* [PROBLEM TO SOLVE]: Begin at the first line and end at the line containing "const forecastStartIndex = 9;". Extract exactly those lines.

=== RECORDED DATA ===

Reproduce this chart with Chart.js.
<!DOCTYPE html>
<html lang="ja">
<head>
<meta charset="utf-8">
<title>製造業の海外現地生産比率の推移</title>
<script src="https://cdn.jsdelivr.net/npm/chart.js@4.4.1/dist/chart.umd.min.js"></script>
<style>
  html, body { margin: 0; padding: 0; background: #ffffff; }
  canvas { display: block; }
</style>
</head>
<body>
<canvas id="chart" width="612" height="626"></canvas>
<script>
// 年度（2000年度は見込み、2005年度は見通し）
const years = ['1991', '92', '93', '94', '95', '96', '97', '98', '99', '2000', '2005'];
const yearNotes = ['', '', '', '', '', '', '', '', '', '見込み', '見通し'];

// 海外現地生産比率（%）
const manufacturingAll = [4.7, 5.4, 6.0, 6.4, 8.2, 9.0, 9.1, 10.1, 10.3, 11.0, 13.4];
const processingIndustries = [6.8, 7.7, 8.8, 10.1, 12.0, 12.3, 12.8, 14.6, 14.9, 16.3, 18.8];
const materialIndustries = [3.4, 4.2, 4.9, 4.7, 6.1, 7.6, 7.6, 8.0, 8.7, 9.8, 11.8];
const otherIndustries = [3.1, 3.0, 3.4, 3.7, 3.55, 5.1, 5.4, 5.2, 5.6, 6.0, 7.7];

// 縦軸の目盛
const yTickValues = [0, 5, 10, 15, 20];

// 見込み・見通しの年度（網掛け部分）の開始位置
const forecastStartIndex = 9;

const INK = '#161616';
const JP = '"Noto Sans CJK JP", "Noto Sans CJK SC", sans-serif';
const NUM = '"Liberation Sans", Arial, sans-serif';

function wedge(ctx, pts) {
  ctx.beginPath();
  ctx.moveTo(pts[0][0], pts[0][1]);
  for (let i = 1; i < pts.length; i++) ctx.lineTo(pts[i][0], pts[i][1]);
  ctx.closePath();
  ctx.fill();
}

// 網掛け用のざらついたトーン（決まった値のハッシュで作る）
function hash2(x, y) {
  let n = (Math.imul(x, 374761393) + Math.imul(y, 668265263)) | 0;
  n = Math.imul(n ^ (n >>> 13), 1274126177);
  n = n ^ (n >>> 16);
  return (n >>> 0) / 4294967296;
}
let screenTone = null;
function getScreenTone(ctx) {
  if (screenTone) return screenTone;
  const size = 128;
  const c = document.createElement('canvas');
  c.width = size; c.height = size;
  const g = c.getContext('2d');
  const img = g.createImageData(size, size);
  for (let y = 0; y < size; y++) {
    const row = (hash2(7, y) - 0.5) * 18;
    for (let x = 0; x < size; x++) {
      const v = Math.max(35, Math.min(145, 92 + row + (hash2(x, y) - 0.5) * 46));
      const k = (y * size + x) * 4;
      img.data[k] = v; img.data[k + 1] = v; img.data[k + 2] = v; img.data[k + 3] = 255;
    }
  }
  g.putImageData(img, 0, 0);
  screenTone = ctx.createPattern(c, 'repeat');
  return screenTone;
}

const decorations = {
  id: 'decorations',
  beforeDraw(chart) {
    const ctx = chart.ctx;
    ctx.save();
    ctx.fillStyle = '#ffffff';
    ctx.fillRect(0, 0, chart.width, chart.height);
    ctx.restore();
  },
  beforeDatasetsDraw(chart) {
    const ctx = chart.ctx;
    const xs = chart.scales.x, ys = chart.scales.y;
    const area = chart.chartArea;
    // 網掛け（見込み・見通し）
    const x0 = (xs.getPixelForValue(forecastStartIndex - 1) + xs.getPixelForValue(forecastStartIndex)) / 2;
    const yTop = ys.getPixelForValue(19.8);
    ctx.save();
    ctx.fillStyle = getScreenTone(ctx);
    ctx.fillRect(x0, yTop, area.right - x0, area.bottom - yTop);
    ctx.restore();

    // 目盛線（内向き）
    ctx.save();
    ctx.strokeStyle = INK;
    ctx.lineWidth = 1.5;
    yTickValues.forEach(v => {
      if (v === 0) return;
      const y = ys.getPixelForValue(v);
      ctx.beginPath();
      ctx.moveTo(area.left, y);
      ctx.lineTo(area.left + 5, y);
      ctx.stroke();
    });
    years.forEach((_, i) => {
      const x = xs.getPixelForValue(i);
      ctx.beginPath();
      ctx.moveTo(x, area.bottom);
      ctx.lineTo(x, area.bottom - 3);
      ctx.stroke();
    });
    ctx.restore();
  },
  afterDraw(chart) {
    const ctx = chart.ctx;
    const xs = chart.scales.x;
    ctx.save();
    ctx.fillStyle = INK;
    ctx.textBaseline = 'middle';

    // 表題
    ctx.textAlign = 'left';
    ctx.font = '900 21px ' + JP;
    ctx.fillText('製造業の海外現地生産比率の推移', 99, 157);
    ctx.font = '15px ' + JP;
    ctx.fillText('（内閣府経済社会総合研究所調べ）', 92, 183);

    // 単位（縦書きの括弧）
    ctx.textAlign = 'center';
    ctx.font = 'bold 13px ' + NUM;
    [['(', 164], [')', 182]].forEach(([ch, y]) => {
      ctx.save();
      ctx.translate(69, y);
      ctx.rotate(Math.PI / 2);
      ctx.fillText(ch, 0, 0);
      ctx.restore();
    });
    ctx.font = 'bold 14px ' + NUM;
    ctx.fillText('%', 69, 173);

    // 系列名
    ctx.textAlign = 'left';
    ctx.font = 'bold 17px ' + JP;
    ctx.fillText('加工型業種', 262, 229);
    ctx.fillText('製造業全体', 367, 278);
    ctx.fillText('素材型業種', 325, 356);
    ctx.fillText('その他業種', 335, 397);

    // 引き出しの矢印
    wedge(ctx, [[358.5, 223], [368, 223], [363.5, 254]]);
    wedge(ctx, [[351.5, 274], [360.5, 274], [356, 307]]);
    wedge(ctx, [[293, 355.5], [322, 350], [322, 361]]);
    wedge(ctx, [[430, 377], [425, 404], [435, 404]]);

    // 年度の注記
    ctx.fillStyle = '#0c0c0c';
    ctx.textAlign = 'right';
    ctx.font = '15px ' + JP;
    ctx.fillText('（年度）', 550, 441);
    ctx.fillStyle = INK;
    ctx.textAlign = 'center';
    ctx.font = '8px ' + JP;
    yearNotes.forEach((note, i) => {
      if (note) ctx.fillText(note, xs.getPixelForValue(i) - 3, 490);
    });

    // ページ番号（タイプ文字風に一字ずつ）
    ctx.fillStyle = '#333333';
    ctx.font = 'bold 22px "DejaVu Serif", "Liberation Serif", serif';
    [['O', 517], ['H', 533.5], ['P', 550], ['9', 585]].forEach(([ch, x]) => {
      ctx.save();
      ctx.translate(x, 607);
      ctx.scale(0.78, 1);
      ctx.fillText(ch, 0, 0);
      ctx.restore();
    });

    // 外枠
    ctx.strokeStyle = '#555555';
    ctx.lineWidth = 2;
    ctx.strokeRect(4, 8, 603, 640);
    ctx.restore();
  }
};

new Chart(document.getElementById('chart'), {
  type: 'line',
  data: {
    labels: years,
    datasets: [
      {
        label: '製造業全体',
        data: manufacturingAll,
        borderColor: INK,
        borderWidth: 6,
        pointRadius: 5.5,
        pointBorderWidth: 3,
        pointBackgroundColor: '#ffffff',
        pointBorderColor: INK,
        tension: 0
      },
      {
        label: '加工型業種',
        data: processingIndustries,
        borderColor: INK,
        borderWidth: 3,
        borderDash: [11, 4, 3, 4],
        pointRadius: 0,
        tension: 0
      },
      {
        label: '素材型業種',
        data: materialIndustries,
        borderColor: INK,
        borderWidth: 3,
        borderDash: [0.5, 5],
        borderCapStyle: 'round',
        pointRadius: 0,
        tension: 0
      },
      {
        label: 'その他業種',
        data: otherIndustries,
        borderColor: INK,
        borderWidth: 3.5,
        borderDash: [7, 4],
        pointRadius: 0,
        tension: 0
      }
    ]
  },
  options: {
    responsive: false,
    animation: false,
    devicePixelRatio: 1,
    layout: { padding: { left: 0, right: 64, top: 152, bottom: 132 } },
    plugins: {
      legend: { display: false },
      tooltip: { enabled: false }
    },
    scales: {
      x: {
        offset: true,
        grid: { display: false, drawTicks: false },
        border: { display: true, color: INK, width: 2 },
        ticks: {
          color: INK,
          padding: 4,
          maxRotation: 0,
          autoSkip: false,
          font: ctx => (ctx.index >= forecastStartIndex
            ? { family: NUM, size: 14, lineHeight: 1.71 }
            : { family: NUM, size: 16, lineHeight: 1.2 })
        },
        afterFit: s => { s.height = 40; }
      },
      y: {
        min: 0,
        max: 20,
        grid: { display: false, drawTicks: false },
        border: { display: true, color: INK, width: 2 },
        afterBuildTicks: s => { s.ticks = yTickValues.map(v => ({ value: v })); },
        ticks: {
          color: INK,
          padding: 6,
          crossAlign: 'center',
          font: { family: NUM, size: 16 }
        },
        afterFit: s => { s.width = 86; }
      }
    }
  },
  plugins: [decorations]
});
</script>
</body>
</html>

===

* [CORRECT OUTPUT]:
Reproduce this chart with Chart.js.
<!DOCTYPE html>
<html lang="ja">
<head>
<meta charset="utf-8">
<title>製造業の海外現地生産比率の推移</title>
<script src="https://cdn.jsdelivr.net/npm/chart.js@4.4.1/dist/chart.umd.min.js"></script>
<style>
  html, body { margin: 0; padding: 0; background: #ffffff; }
  canvas { display: block; }
</style>
</head>
<body>
<canvas id="chart" width="612" height="626"></canvas>
<script>
// 年度（2000年度は見込み、2005年度は見通し）
const years = ['1991', '92', '93', '94', '95', '96', '97', '98', '99', '2000', '2005'];
const yearNotes = ['', '', '', '', '', '', '', '', '', '見込み', '見通し'];

// 海外現地生産比率（%）
const manufacturingAll = [4.7, 5.4, 6.0, 6.4, 8.2, 9.0, 9.1, 10.1, 10.3, 11.0, 13.4];
const processingIndustries = [6.8, 7.7, 8.8, 10.1, 12.0, 12.3, 12.8, 14.6, 14.9, 16.3, 18.8];
const materialIndustries = [3.4, 4.2, 4.9, 4.7, 6.1, 7.6, 7.6, 8.0, 8.7, 9.8, 11.8];
const otherIndustries = [3.1, 3.0, 3.4, 3.7, 3.55, 5.1, 5.4, 5.2, 5.6, 6.0, 7.7];

// 縦軸の目盛
const yTickValues = [0, 5, 10, 15, 20];

// 見込み・見通しの年度（網掛け部分）の開始位置
const forecastStartIndex = 9;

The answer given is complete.